João Ferreira do Amaral revelou que a ideia do livro foi de Francisco Louçã, a que ele aderiu logo, porque depois da publicação do livro “Por que devemos sair do euro”, muita gente lhe disse que devia trabalhar mais em pormenor o que pode ser a saída do euro e concretizar algumas ideias que vinham no livro. “Permitiu-me chegar à conclusão de que a saída não tem de ser uma catástrofe. A teoria da catástrofe teve o seu papel político, nomeadamente em Portugal mas mais ainda na Grécia, servindo como um papão, evitando que as pessoas pensem em alternativas”, diz o economista, que afirma não ter dúvidas de que na Grécia, se tivesse saído do euro, as pessoas não estariam tão mal como agora, “mesmo que a saída tivesse corrido mal”.

O cenário da desagregação do euro é um cenário plausível”

João Ferreira do Amaral adverte que dentro da zona euro, “se houver uma nova crise financeira, e ela até nem tem de ser tão grave quanto as fases mais difíceis da de 2007, a Europa não está preparada para lhe resistir”.
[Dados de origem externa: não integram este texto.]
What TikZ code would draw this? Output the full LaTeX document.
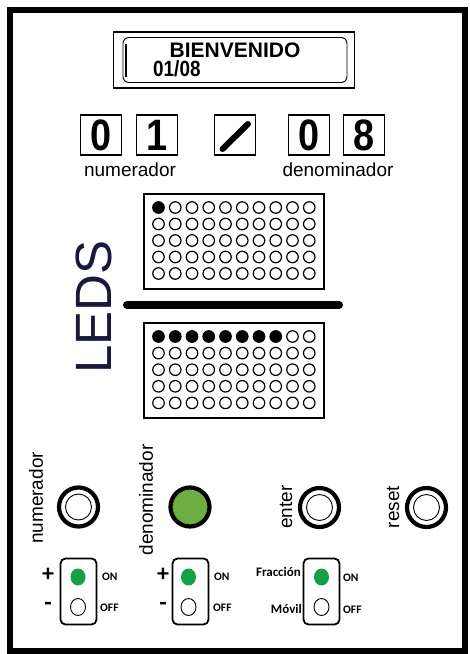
\documentclass[tikz,border=0pt]{standalone}
\usepackage{fontspec}
\usetikzlibrary{shapes.geometric}
\setmainfont{Liberation Sans}
\newfontfamily\calib{Carlito}
\newcommand{\narrowdig}[1]{\scalebox{0.86}[1]{#1}}
\begin{document}
\begin{tikzpicture}[x=1pt,y=-1pt,
  digitbox/.style={draw,line width=1.8,minimum width=41,minimum height=40,inner sep=0,font=\fontsize{44}{44}\selectfont\bfseries},
  led/.style={circle,draw,line width=1.2,minimum size=11.5,inner sep=0},
  ledon/.style={led,fill=black},
  matrixbox/.style={draw,line width=1.6},
  lbl/.style={font=\fontsize{19}{19}\selectfont,inner sep=0},
  vlbl/.style={lbl,rotate=90},
  btnring/.style={circle,draw,line width=4.2,minimum size=39,inner sep=0},
  swbox/.style={draw,line width=1.8,rounded corners=5,minimum width=36,minimum height=66,inner sep=0},
  swon/.style={ellipse,fill=swgreen,minimum width=15,minimum height=17,inner sep=0},
  swoff/.style={ellipse,draw,line width=0.9,minimum width=15,minimum height=17,inner sep=0},
  swlbl/.style={font=\calib\fontsize{11.5}{11.5}\selectfont\bfseries,inner sep=0},
  pmlbl/.style={font=\calib\fontsize{24}{24}\selectfont\bfseries,inner sep=0}
]
\definecolor{swgreen}{RGB}{20,160,70}
\definecolor{btngreen}{RGB}{110,172,68}
\definecolor{ledsnavy}{RGB}{25,25,60}
\useasboundingbox (0,0) rectangle (470,654);
\fill[white] (0,0) rectangle (470,654);
% outer frame
\draw[line width=6] (10,10) rectangle (465,651);

% title box
\node[draw,line width=1.8,minimum width=241,minimum height=56,inner sep=0] (title) at (234,60) {};
\node[draw,line width=0.9,rounded corners=6,minimum width=224,minimum height=45,inner sep=0] (titlein) at (235,60) {};
\coordinate (bartop) at (126,44);
\coordinate (barbot) at (126,77);
\draw[line width=2.6] (bartop) -- (barbot);
\node[inner sep=0,font=\fontsize{21}{21}\selectfont\bfseries] (welcome) at (235,50) {BIENVENIDO};
\node[inner sep=0,anchor=west,font=\fontsize{22}{22}\selectfont\bfseries] (date) at (153,69) {\scalebox{0.86}[1]{01/08}};

% digit boxes
\node[digitbox] (d1) at (101,135) {\narrowdig{0}};
\node[digitbox] (d2) at (157,135) {\narrowdig{1}};
\node[digitbox] (slashbox) at (235,135) {};
\coordinate (sa) at (222.5,149);
\coordinate (sb) at (248,124);
\draw[line width=6,line cap=round] (sa) -- (sb);
\node[digitbox] (d3) at (309,135) {\narrowdig{0}};
\node[digitbox] (d4) at (364,135) {\narrowdig{8}};
\node[lbl] (numlbl) at (130,170) {numerador};
\node[lbl] (denlbl) at (338,170) {denominador};

% LED matrices
\node[matrixbox,minimum width=180,minimum height=95,inner sep=0] (topm) at (234,241.5) {};
\node[matrixbox,minimum width=180,minimum height=95,inner sep=0] (botm) at (234,370.5) {};
\foreach \r in {0,...,4}{
  \foreach \c in {0,...,9}{
    \pgfmathsetmacro{\xx}{158.5+\c*16.75}
    \pgfmathsetmacro{\ya}{207.5+\r*16.5}
    \pgfmathsetmacro{\yb}{336.5+\r*16.6}
    \ifnum\r=0 \ifnum\c=0
      \node[ledon] (t-\r-\c) at (\xx,\ya) {};
    \else
      \node[led] (t-\r-\c) at (\xx,\ya) {};
    \fi\else
      \node[led] (t-\r-\c) at (\xx,\ya) {};
    \fi
    \ifnum\r=0 \ifnum\c<8
      \node[ledon] (b-\r-\c) at (\xx,\yb) {};
    \else
      \node[led] (b-\r-\c) at (\xx,\yb) {};
    \fi\else
      \node[led] (b-\r-\c) at (\xx,\yb) {};
    \fi
  }
}
% fraction bar
\coordinate (fba) at (127,305);
\coordinate (fbb) at (339,305);
\draw[line width=8,line cap=round] (fba) -- (fbb);
% LEDS label
\node[rotate=90,inner sep=0,text=ledsnavy,font=\fontsize{51}{51}\selectfont] (leds) at (94,307) {LEDS};

% buttons
\node[btnring] (bnum) at (78.5,507) {};
\node[circle,draw,line width=0.9,minimum size=26,inner sep=0] (bnumin) at (bnum) {};
\node[btnring,fill=btngreen] (bden) at (190,507) {};
\node[btnring] (benter) at (319.5,507.5) {};
\node[circle,draw,line width=0.9,minimum size=26,inner sep=0] (benterin) at (benter) {};
\node[btnring] (breset) at (426.5,507.5) {};
\node[circle,draw,line width=0.9,minimum size=26,inner sep=0] (bresetin) at (breset) {};
\node[vlbl] (vnum) at (36,498) {numerador};
\node[vlbl] (vden) at (146,500) {denominador};
\node[vlbl] (venter) at (286,507) {enter};
\node[vlbl] (vreset) at (393,507) {reset};

% switches
\node[swbox] (sw1) at (78.5,591.5) {};
\node[swon] (sw1on) at (78,577) {};
\node[swoff] (sw1off) at (78,607) {};
\node[pmlbl] (p1) at (48,575) {+};
\node[pmlbl] (m1) at (48,606) {-};
\node[swlbl,anchor=west] (on1) at (102,577) {ON};
\node[swlbl,anchor=west] (off1) at (100,608) {OFF};

\node[swbox] (sw2) at (190.5,591.5) {};
\node[swon] (sw2on) at (188.5,577) {};
\node[swoff] (sw2off) at (188.5,607) {};
\node[pmlbl] (p2) at (163,575) {+};
\node[pmlbl] (m2) at (163,606) {-};
\node[swlbl,anchor=west] (on2) at (214,577) {ON};
\node[swlbl,anchor=west] (off2) at (213,608) {OFF};

\node[swbox] (sw3) at (321.5,591.5) {};
\node[swon] (sw3on) at (321.5,577) {};
\node[swoff] (sw3off) at (321.5,607) {};
\node[swlbl,anchor=east,font=\calib\fontsize{13}{13}\selectfont\bfseries] (frac) at (301,572) {Fracción};
\node[swlbl,anchor=east,font=\calib\fontsize{13}{13}\selectfont\bfseries] (movil) at (302,609) {Móvil};
\node[swlbl,anchor=west] (on3) at (343,578) {ON};
\node[swlbl,anchor=west] (off3) at (343,610) {OFF};
\end{tikzpicture}
\end{document}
João Ferreira do Amaral adverte que dentro da zona euro, “se houver uma nova crise financeira, e ela até nem tem de ser tão grave quanto as fases mais difíceis da de 2007, a Europa não está preparada para lhe resistir”. Os níveis de endividamento em muitos países continuam muito altos, a política de austeridade não serviu para os reduzir, muitos países continuam com a notação lixo ou próximo disso, o desemprego é estrutural, a recessão começa a tornar-se uma verdadeira depressão. “O cenário da desagregação do euro é um cenário plausível. O segundo risco é que Portugal se comprometeu com coisas que não pode cumprir. Comprometeu-se com o Tratado Orçamental sem o poder cumprir”.

E o professor do ISEG conclui: “Eu não aceito mais o debate de críticos que não dão alternativas. Ou saídas miríficas como não cumprir o Tratado Orçamental, ou que a Europa passe a ser de repente um espaço de ajuda. O debate tem de ser: se esta alternativa não é desejável, então qual é a alternativa exequível?”.